**YOUR INSTRUCTIONS:**
Omit every picture, and retype the lines that run from the beginning of the data below through the line containing "import plotly.graph_objects as go", inclusive.

**MATERIAL:**
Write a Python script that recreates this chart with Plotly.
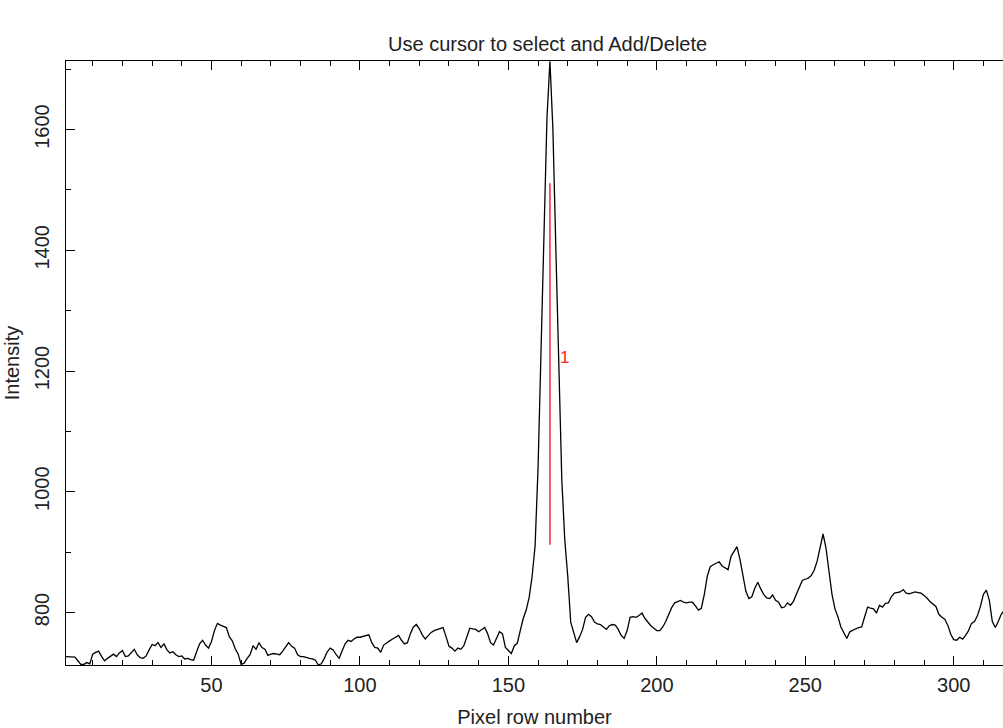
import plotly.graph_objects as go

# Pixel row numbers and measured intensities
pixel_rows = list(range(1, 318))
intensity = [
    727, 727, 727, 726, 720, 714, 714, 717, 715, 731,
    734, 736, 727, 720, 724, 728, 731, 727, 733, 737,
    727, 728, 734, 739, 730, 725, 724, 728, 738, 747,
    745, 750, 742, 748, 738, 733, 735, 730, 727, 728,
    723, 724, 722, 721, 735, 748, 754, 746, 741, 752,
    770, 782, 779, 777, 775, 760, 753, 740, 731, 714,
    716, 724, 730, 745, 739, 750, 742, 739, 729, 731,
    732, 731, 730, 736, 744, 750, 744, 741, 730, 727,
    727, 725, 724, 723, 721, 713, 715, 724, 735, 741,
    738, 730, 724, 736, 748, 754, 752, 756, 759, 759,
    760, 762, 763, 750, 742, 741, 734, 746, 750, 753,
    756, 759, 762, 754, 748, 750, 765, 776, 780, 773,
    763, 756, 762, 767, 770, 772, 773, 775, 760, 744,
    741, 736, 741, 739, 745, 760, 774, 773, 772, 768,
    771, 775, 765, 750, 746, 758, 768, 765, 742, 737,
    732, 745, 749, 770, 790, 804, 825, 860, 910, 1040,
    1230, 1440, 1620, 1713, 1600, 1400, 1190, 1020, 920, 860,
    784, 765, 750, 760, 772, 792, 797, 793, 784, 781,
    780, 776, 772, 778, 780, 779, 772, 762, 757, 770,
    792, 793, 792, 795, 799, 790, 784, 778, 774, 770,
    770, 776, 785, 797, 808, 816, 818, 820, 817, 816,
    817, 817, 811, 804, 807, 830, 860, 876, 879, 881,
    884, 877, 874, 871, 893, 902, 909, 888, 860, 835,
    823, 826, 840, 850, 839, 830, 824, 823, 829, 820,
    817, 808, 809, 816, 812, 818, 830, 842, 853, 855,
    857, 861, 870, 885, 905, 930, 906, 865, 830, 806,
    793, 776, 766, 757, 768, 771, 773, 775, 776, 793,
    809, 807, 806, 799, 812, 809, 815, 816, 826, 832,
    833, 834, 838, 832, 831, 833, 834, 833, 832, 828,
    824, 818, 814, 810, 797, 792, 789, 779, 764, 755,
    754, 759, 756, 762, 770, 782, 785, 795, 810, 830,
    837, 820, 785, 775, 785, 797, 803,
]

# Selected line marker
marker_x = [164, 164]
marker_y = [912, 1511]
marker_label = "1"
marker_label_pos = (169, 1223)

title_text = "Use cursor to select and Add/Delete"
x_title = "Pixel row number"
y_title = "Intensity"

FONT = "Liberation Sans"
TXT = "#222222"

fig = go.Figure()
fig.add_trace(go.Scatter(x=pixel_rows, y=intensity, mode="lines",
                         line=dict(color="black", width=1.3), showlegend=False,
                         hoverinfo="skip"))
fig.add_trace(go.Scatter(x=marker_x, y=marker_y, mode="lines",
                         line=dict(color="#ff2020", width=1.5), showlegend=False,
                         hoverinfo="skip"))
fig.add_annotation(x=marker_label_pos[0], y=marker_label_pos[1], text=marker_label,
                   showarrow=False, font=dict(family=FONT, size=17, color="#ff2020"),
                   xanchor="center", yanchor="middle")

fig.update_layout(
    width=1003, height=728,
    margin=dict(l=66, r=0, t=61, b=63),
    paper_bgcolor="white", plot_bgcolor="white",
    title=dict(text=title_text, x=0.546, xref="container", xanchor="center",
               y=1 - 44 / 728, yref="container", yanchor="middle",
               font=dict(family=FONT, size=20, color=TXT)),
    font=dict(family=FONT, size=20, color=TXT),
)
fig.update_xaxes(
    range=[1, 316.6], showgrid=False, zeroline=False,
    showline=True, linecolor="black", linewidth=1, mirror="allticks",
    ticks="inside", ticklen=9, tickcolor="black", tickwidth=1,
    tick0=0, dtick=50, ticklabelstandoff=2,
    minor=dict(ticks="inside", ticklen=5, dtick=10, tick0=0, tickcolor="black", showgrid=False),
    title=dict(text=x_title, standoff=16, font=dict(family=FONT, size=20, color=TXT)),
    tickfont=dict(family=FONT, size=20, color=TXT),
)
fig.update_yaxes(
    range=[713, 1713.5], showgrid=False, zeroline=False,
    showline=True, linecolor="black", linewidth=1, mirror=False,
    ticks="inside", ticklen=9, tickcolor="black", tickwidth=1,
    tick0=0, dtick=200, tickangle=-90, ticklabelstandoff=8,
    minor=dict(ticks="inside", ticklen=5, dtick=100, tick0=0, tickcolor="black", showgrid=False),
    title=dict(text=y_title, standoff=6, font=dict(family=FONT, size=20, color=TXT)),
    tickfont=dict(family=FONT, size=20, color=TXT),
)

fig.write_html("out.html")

**PROBLEM SOLUTION:**
Write a Python script that recreates this chart with Plotly.
import plotly.graph_objects as go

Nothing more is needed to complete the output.